Winterkauf Stirling Yakete galt als Perspektivspieler. Derzeit versucht der Afrikaner dies bei den Young Violets zu zeigen. Bleiben noch vier. Thomas Ebner war im Herbst verlässlich, egal auf welcher Defensivposition er eingesetzt wurde. Heuer spielte er wegen Adduktorenproblemen noch nicht. Er geht ab. Aber das darf keine Entschuldigung sein. Vom nigerianischen Stürmer Bright Edomwonyi (Bild oben) hätte man sich auch mehr erwartet als vier Tore und rei Assists in 21 Einsätzen. Zu wenig für die Ansprüche der Austria. Max Sax, zu Saisonbeginn mit  Knochenmarksödem außer Gefecht. Daher bestritt er nur 15 Spiele, in denen er zeigt, Akzente setzen zu können. Wie seine sechs Assists zeigten. Zu einer dominanten Rolle reichte es bisher aber nicht.  Verletzt war auch lange Zeit Alon Turgeman. Ebenfalls nur 15 Einsätze. Aber nach seinem ersten Doppelpack gegen St.Pölten schon ein Tor mehr als Edomwonyi. Qualitäten im Abschluss hat der Israeli. Vielleicht kann er noch zum Trumpf werden. Aber das dürfte zu spät sein. Wenn von elf Neuen acht zuviel schuldig bleiben, dann muss das Fleisch bei Austria zu schwach sein. Egal, was sich der Trainer, wie derzeit Robert Ibertsberger auch alles einfallen lässt.

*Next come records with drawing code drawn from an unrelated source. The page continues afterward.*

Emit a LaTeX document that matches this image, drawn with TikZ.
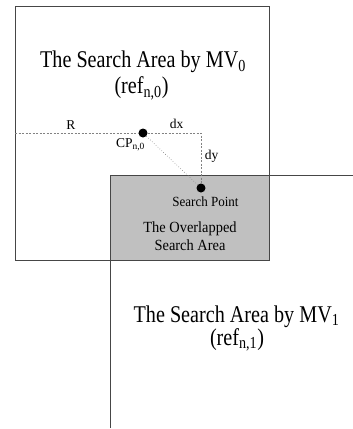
\documentclass[tikz,border=0pt]{standalone}
\usepackage{fontspec}
\setmainfont{Liberation Serif}
\newfontfamily\narrowserif[FakeStretch=0.84]{Liberation Serif}
\newfontfamily\slimserif[FakeStretch=0.93]{Liberation Serif}
\usetikzlibrary{positioning}
\definecolor{edgegray}{RGB}{70,70,70}
\definecolor{overlapgray}{RGB}{192,192,192}
\definecolor{guidegray}{RGB}{130,130,130}
\tikzset{
  arealine/.style={draw=edgegray, line width=0.9pt},
  guide/.style={draw=guidegray, dashed, dash pattern=on 2pt off 1.5pt, line width=0.6pt},
  diag/.style={draw=guidegray, dotted, line width=0.6pt},
  dot/.style={circle, fill=black, inner sep=0pt, minimum size=9pt},
  bigtext/.style={font=\narrowserif\fontsize{24}{28}\selectfont, anchor=base, inner sep=0pt},
  midtext/.style={font=\slimserif\fontsize{15.5}{18}\selectfont, anchor=base, inner sep=0pt},
  smalltext/.style={font=\fontsize{13.5}{16}\selectfont, anchor=base, inner sep=0pt}
}

\begin{document}
\begin{tikzpicture}[x=1pt,y=-1pt]
                \useasboundingbox (0,0) rectangle (353,429);
                \fill[overlapgray] (110,175) rectangle (269,260);
                \draw[arealine] (15,6) rectangle (269,260);
                \draw[arealine] (110,428) -- (110,175) -- (353,175);
                \coordinate (rstart) at (15,133);
                \coordinate (corner) at (201,133);
                \node[dot] (cp) at (143,133) {};
                \node[dot] (sp) at (201,188) {};
                \draw[guide] (rstart) -- (cp) -- (corner) -- (sp);
                \draw[diag] (cp) -- (sp);
                \node[bigtext] (area0) at (143,67.5) {The Search Area by MV\textsubscript{0}};
                \node[bigtext] (ref0) at (141.5,93.5) {(ref\textsubscript{n,0})};
                \node[smalltext] (rlabel) at (71,129) {R};
                \node[smalltext] (dxlabel) at (176.5,128) {dx};
                \node[smalltext] (dylabel) at (211.5,159) {dy};
                \node[smalltext] (cplabel) at (130.5,147.5) {CP\textsubscript{n,0}};
                \node[font=\slimserif\fontsize{14}{16}\selectfont, anchor=base, inner sep=0pt] (splabel) at (205.5,206.5) {Search Point};
                \node[midtext] (overlap1) at (190,232) {The Overlapped};
                \node[midtext] (overlap2) at (190,250.5) {Search Area};
                \node[bigtext] (area1) at (236.5,322) {The Search Area by MV\textsubscript{1}};
                \node[bigtext] (ref1) at (237,345) {(ref\textsubscript{n,1})};
            \end{tikzpicture}
\end{document}
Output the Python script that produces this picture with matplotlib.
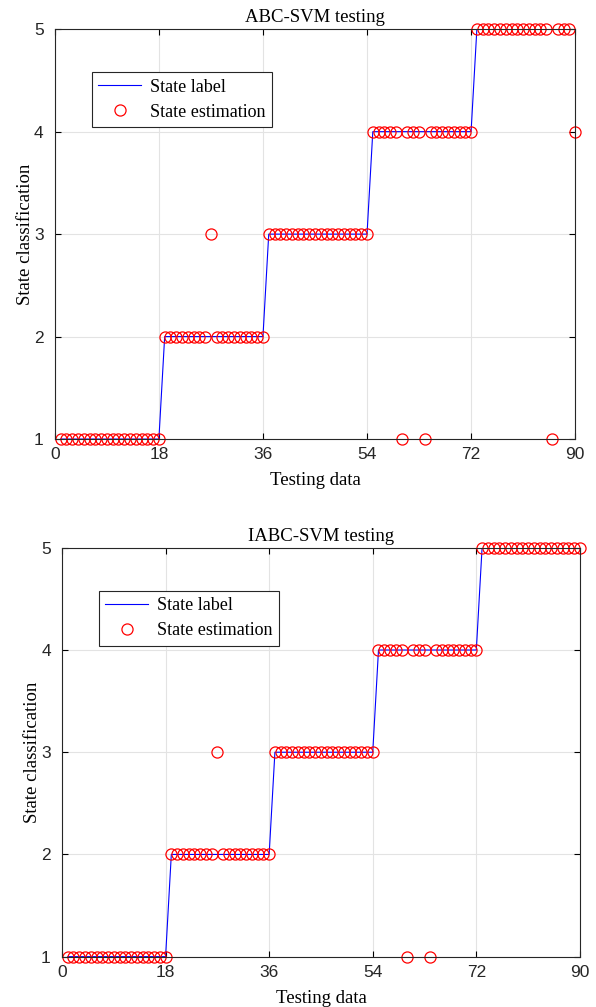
import matplotlib.pyplot as plt
import numpy as np

# testing sample index and true state label
idx = list(range(1, 91))
label = [1] * 18 + [2] * 18 + [3] * 18 + [4] * 18 + [5] * 18

# ABC-SVM estimates (misclassified samples: 27, 60, 64, 86, 90)
est_abc = list(label)
est_abc[27 - 1] = 3
est_abc[60 - 1] = 1
est_abc[64 - 1] = 1
est_abc[86 - 1] = 1
est_abc[90 - 1] = 4

# IABC-SVM estimates (misclassified samples: 27, 60, 64)
est_iabc = list(label)
est_iabc[27 - 1] = 3
est_iabc[60 - 1] = 1
est_iabc[64 - 1] = 1

xticks = [0, 18, 36, 54, 72, 90]
yticks = [1, 2, 3, 4, 5]

serif = 'Liberation Serif'
sans = 'Liberation Sans'

fig = plt.figure(figsize=(5.96, 10.07), dpi=100)
ax1 = fig.add_axes([0.092, 0.564, 0.873, 0.407])
ax2 = fig.add_axes([0.104, 0.050, 0.869, 0.406])

for ax, est, title in [(ax1, est_abc, 'ABC-SVM testing'), (ax2, est_iabc, 'IABC-SVM testing')]:
    ax.plot(idx, label, color='blue', lw=0.8, label='State label')
    ax.plot(idx, est, 'o', mfc='none', mec='red', ms=8, mew=0.9, clip_on=False,
            label='State estimation')
    ax.set_xlim(0, 90)
    ax.set_ylim(1, 5)
    ax.set_xticks(xticks)
    ax.set_yticks(yticks)
    ax.grid(True, color='#e3e3e3', lw=0.8)
    ax.set_axisbelow(True)
    ax.tick_params(direction='in', top=True, right=True, length=4, labelsize=12.5)
    ax.tick_params(axis='x', pad=6)
    ax.tick_params(axis='y', pad=8)
    for t in ax.get_xticklabels() + ax.get_yticklabels():
        t.set_fontfamily(sans)
        t.set_color('#262626')
    for s in ax.spines.values():
        s.set_linewidth(0.8)
        s.set_color('#262626')
    ax.set_title(title, fontfamily=serif, fontsize=13.5, pad=5)
    ax.set_xlabel('Testing data', fontfamily=serif, fontsize=13.5, labelpad=7)
    ax.set_ylabel('State classification', fontfamily=serif, fontsize=13.5, labelpad=0)
    leg = ax.legend(loc='upper left', bbox_to_anchor=(0.071, 0.895), borderaxespad=0,
                    fancybox=False, edgecolor='#262626', framealpha=1, borderpad=0.35,
                    handlelength=2.4, handletextpad=0.5,
                    prop={'family': serif, 'size': 13}, labelspacing=0.45)
    leg.get_frame().set_linewidth(0.8)

fig.savefig('out.png', dpi=100)
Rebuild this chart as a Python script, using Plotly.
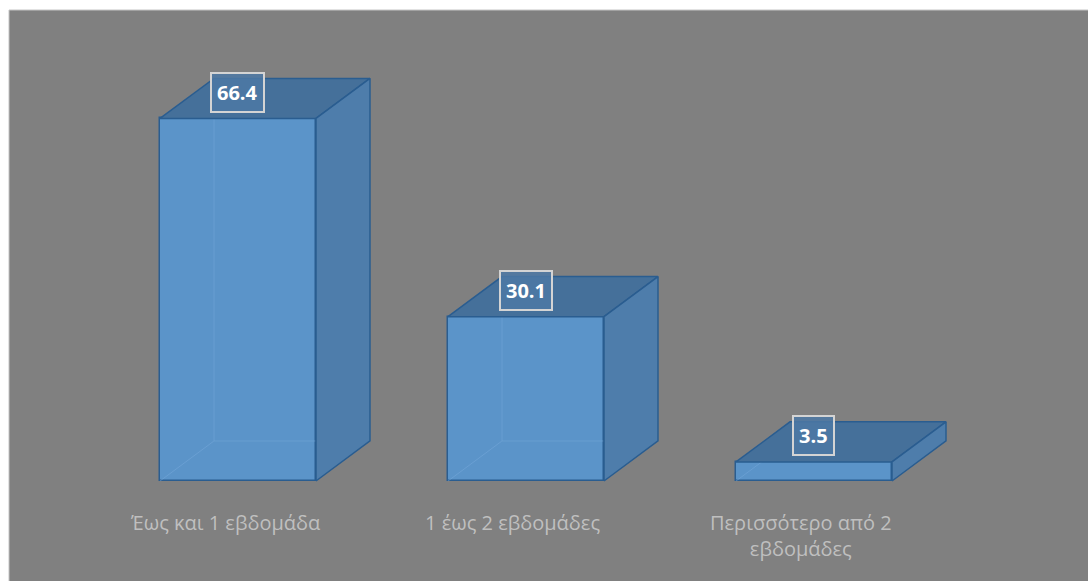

Damit künftig ähnliche Fehlgriffe nicht passieren, wäre es eine Überlegung wert, wieder einen Sportvorstand zu installieren. Der die gleichen Kompetenzen für den sportlichen Bereich bekommt wie Kraetschmer für den wirtschaftlichen. So wie es Thomas Parits war. Unter anderem in Austrias letzter Meistersaison. Der Trainer von damals, Peter Stöger, wäre prädestiniert dafür, neuer Sportvorstand bei Austria zu werden. Aber bisher gab es keinen, der ihm das so richtig schmackhaft machen konnte. Oder wollte?